Given exercise
Quote word for word the lines below, beginning with the first and ending with the one that has "import * as". Drop the pictures.
——
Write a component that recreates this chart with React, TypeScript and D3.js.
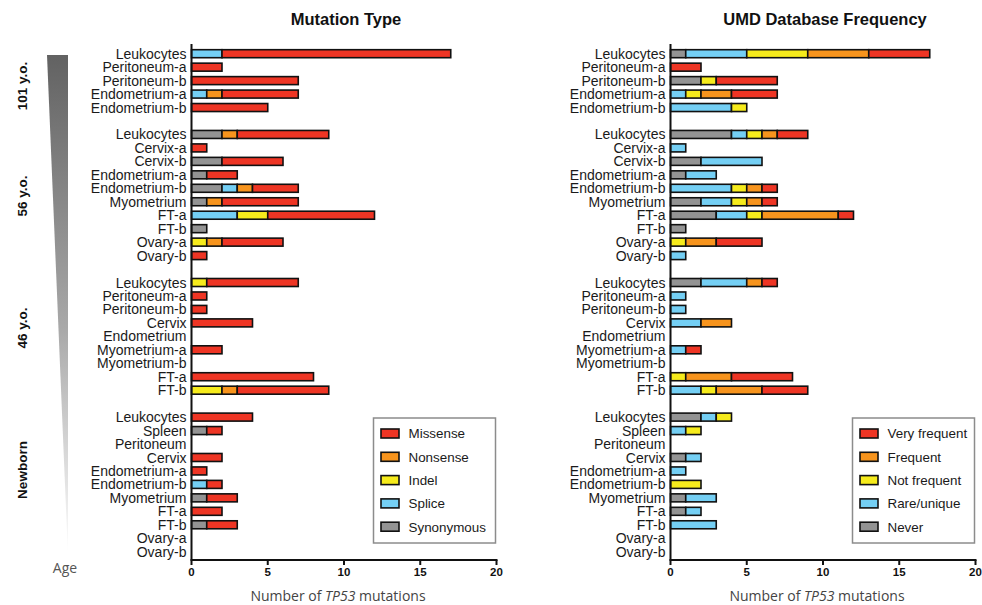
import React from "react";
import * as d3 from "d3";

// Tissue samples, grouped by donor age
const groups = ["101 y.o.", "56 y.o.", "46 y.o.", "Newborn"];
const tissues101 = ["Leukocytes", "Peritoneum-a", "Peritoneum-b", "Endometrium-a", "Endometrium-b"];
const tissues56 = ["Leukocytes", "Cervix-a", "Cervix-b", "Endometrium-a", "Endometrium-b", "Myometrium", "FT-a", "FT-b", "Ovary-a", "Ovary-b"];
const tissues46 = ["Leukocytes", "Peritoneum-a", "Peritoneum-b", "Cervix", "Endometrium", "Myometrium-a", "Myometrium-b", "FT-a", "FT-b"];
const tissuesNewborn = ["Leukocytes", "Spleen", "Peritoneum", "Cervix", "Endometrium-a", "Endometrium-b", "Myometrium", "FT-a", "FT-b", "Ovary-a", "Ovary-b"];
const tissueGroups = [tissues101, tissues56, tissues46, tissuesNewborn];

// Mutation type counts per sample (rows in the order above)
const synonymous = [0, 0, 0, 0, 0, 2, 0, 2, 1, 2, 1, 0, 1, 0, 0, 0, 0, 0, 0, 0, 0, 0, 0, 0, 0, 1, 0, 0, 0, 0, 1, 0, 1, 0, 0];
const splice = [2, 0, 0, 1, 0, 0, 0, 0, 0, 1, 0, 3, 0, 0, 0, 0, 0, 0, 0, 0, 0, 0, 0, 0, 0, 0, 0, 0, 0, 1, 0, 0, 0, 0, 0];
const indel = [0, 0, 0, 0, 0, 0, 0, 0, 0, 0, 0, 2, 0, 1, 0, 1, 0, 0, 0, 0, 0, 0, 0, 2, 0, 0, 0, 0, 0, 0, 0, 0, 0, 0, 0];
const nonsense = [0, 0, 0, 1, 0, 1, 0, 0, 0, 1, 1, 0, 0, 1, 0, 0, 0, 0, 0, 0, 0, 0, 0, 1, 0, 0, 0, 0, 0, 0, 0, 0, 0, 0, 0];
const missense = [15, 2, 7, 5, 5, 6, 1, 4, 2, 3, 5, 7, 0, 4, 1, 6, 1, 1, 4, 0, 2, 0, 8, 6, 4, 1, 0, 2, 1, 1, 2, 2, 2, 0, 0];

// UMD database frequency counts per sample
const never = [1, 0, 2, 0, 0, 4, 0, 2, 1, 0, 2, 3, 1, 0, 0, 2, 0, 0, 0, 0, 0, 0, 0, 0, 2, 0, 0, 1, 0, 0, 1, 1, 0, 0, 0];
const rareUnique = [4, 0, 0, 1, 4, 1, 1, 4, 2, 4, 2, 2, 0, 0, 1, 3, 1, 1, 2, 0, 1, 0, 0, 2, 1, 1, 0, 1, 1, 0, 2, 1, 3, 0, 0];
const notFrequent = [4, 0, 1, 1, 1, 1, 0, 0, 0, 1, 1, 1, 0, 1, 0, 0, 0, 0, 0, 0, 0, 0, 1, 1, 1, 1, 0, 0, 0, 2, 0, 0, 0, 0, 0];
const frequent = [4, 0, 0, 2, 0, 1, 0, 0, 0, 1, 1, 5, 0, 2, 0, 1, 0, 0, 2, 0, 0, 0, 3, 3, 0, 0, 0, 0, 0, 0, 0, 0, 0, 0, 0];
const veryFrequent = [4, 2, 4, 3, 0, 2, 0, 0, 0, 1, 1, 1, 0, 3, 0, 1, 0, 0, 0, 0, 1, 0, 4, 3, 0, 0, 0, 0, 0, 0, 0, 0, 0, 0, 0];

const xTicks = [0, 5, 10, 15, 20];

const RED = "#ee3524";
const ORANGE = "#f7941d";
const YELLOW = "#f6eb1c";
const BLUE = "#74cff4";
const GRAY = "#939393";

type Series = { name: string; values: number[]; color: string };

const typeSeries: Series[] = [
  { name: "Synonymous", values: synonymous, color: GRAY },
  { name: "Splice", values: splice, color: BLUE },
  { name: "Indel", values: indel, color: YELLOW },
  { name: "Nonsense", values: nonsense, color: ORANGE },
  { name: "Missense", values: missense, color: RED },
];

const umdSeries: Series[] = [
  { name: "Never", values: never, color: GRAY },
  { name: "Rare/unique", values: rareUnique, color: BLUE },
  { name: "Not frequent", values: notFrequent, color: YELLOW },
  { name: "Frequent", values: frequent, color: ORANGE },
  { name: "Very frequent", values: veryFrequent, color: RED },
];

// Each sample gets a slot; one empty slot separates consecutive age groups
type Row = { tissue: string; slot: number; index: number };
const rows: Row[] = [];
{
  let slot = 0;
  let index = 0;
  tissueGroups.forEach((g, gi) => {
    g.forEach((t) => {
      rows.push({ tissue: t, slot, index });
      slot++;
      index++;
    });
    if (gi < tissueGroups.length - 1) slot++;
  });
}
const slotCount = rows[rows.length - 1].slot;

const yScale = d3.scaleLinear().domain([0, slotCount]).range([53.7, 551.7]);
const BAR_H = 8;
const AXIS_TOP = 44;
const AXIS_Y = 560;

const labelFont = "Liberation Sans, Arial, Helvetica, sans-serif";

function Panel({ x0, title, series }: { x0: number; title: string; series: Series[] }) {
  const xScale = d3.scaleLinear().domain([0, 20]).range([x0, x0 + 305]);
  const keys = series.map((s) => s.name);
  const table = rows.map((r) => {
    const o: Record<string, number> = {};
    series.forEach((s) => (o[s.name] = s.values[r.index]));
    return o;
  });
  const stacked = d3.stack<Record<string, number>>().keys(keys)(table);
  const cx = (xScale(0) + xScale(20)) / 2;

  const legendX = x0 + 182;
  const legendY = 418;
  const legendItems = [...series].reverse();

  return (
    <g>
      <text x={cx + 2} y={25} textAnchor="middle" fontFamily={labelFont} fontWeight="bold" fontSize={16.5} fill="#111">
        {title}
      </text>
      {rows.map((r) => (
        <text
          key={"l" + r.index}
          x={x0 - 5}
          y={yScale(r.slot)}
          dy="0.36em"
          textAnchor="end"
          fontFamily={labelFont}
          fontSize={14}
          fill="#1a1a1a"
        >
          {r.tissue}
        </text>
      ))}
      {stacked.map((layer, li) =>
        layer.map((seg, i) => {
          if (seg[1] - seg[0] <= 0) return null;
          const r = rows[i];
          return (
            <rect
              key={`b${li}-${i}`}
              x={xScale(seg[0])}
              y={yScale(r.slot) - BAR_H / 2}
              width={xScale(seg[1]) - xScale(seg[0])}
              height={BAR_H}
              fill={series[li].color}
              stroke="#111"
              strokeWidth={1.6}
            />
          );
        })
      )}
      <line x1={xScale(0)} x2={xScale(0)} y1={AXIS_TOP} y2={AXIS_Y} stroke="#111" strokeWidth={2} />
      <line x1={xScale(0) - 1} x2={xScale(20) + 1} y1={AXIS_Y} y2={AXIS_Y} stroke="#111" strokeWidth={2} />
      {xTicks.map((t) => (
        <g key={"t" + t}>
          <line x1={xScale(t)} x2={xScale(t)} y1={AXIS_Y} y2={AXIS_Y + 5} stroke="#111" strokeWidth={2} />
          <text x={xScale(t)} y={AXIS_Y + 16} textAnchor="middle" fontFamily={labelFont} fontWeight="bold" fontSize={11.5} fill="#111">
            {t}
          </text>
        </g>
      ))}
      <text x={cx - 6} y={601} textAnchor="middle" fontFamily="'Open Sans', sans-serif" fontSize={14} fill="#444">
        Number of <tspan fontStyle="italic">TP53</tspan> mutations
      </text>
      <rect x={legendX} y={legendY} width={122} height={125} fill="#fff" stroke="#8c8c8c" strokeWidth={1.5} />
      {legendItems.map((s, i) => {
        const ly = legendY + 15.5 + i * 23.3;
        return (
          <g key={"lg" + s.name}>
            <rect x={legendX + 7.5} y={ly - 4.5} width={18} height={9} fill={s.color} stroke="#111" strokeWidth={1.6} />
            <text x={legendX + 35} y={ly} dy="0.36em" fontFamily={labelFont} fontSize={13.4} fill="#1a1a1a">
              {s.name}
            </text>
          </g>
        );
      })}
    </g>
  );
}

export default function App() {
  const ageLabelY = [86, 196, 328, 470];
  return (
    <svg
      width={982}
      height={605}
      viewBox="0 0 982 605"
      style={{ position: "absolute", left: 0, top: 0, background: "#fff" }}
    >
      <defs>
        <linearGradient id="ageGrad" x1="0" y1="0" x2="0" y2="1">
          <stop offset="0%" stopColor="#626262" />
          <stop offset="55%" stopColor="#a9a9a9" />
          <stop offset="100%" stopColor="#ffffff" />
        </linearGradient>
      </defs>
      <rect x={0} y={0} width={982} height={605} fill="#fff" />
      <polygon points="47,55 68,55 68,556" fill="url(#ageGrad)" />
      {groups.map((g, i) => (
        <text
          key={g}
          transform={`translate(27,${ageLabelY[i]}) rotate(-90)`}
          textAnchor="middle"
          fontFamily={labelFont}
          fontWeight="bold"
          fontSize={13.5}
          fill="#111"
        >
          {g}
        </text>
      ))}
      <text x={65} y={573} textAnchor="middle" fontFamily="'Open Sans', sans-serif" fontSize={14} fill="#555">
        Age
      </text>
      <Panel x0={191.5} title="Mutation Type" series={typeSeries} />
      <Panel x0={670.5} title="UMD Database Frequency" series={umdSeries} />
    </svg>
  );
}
——
Result of the task
Write a component that recreates this chart with React, TypeScript and D3.js.
import React from "react";
import * as d3 from "d3";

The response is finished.